Brief:
Go through the entries below and copy each line containing the word "matplotlib".

[Data extracted from a collection]
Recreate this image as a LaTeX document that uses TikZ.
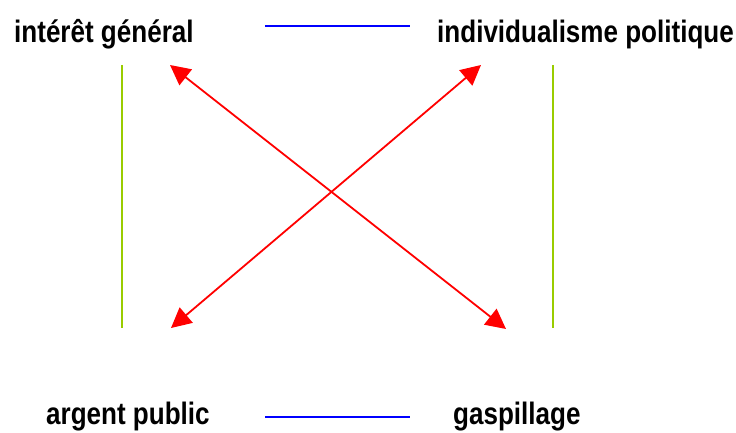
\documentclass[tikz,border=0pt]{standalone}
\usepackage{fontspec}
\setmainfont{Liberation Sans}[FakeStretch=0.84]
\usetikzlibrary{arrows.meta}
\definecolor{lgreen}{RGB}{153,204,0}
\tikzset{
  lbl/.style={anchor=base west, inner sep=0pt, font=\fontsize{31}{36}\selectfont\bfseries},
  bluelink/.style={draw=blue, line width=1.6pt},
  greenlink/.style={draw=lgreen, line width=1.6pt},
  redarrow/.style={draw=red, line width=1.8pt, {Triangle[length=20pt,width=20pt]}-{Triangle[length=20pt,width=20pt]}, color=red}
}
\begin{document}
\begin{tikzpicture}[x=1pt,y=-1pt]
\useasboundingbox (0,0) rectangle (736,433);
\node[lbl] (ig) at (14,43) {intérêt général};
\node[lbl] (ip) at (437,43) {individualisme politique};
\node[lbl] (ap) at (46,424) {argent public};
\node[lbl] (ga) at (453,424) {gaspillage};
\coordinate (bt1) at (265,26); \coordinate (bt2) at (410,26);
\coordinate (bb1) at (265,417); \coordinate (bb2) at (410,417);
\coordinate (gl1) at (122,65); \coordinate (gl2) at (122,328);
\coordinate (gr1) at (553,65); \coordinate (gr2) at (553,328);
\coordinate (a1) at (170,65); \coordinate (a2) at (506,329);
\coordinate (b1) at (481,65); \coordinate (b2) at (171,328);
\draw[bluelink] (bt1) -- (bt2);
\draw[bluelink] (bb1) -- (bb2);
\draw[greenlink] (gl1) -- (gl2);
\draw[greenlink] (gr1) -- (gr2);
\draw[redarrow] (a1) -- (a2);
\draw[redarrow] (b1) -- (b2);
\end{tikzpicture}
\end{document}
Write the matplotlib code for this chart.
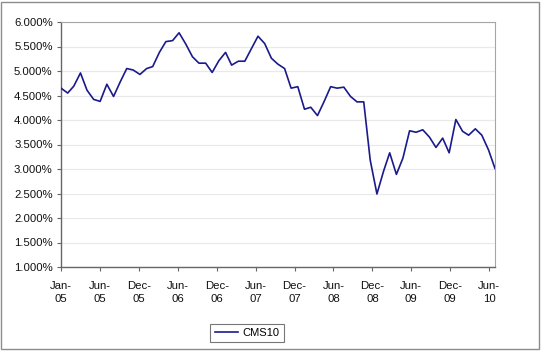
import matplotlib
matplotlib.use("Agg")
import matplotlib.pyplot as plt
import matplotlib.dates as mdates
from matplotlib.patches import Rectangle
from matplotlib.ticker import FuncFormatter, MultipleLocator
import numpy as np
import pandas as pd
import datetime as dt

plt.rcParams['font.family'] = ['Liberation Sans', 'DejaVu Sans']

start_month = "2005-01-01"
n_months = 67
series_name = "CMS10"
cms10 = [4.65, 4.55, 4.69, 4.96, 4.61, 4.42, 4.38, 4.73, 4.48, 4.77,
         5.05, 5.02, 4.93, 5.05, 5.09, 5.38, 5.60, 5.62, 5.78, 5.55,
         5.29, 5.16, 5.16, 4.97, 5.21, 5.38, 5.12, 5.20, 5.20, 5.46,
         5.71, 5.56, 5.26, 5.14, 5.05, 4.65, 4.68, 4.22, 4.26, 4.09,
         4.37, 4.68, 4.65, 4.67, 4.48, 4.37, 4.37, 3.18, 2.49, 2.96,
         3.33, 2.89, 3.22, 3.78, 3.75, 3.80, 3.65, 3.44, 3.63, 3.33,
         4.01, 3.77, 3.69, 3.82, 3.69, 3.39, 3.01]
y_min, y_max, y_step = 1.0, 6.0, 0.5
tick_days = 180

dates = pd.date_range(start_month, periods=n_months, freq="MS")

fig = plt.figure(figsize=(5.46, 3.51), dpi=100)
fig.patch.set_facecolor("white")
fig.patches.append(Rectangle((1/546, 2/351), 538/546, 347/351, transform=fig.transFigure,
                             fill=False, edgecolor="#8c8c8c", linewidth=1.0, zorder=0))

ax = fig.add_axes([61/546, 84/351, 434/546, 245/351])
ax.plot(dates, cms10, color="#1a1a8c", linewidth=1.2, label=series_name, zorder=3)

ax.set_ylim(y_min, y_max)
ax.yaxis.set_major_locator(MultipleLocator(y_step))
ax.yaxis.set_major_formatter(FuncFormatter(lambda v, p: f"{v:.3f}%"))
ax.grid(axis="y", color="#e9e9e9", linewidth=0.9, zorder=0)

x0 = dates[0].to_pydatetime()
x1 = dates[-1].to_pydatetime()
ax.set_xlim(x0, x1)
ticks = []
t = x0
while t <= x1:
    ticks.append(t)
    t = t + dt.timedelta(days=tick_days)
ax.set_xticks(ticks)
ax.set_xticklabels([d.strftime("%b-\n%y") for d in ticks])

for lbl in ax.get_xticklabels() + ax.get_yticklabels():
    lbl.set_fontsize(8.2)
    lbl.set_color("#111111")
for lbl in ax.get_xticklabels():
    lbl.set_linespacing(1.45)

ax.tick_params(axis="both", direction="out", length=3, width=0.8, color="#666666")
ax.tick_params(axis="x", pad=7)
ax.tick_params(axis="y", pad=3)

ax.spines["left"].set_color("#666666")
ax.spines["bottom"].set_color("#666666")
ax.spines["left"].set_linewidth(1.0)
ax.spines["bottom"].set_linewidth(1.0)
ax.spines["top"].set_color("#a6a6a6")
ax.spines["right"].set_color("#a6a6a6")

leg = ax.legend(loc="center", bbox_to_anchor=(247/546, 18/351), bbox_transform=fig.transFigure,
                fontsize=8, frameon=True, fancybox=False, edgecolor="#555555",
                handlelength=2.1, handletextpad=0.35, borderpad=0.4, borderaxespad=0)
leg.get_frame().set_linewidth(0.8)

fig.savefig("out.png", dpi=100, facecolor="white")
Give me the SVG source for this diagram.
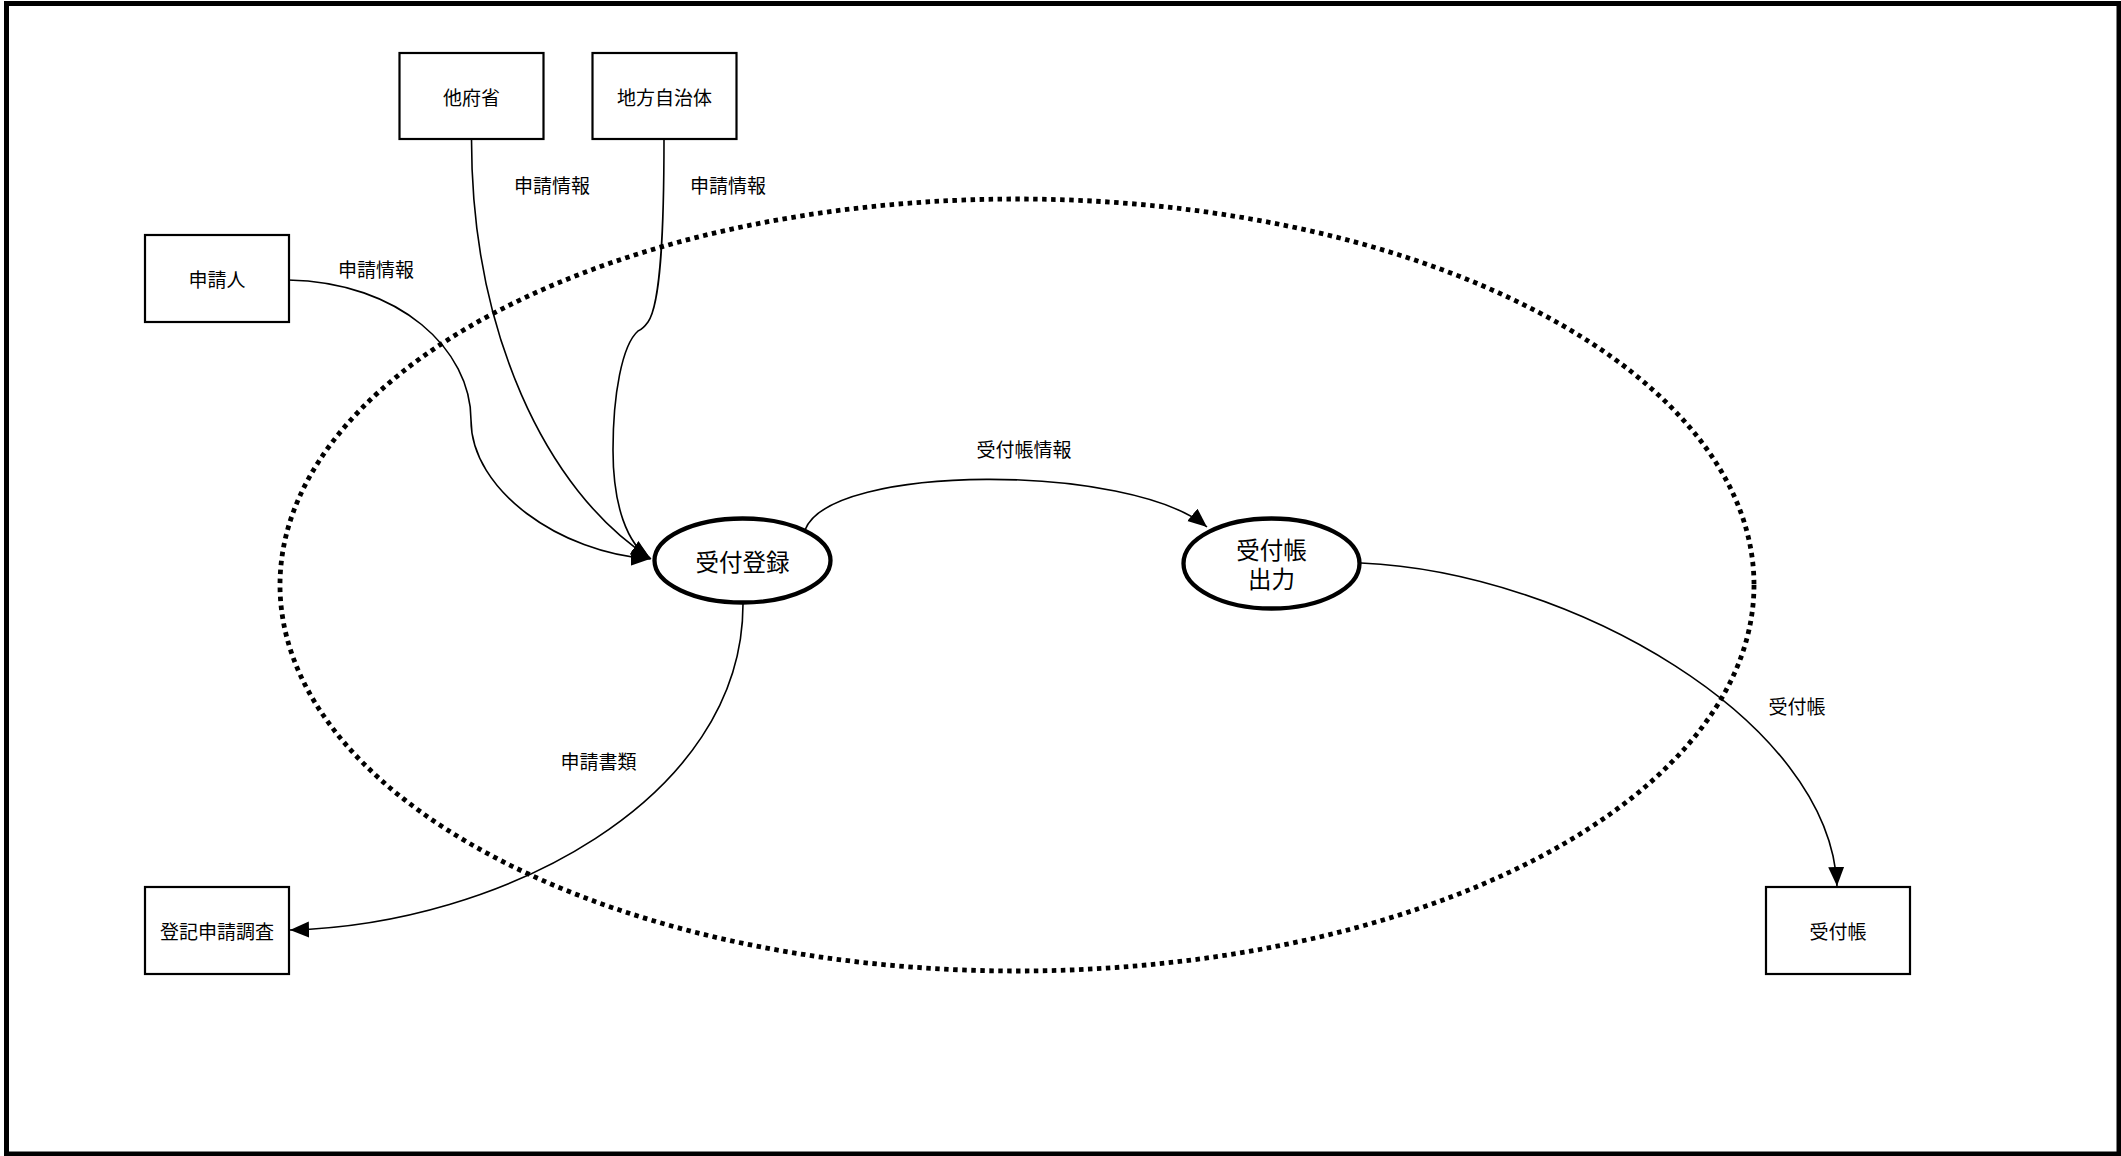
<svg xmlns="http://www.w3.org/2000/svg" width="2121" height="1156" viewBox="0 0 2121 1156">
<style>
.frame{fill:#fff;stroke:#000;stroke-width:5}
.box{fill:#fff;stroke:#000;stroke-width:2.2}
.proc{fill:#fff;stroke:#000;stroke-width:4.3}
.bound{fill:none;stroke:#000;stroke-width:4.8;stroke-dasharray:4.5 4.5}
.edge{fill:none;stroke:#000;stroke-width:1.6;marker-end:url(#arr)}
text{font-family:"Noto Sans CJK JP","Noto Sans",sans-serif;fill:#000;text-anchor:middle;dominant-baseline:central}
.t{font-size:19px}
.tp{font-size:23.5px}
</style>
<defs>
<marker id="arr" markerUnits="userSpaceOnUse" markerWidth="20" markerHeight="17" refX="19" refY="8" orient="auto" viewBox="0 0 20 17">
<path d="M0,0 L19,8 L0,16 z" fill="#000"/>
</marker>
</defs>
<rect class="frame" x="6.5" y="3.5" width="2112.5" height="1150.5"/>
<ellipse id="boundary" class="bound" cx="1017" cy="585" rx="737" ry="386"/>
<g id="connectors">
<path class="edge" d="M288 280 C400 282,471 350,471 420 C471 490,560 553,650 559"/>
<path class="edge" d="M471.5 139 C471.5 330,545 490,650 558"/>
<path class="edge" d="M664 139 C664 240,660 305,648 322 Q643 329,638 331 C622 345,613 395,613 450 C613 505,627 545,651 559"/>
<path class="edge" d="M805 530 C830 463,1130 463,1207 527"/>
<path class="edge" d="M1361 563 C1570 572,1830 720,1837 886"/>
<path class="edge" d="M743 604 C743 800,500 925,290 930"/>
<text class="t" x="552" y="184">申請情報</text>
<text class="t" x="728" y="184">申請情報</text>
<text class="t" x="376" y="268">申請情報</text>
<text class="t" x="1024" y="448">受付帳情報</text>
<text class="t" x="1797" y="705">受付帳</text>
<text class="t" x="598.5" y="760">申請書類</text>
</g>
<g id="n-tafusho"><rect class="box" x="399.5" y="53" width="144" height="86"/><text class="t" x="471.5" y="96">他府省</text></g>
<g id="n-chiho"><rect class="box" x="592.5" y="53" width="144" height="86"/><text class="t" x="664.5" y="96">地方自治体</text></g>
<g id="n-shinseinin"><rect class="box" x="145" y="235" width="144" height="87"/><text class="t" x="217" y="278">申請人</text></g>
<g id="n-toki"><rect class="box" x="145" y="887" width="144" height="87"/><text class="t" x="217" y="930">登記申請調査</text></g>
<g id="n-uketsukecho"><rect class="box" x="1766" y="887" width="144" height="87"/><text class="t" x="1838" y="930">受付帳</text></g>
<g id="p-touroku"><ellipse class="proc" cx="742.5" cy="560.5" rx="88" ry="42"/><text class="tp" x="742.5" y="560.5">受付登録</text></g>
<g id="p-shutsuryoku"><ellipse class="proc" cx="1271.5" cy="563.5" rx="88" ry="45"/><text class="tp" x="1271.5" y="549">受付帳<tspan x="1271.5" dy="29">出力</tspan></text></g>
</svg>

Reply to the task:
Write the matplotlib code for this chart.
import matplotlib
matplotlib.use("Agg")
import matplotlib.pyplot as plt
import matplotlib.dates as mdates
from matplotlib.patches import Rectangle
from matplotlib.ticker import FuncFormatter, MultipleLocator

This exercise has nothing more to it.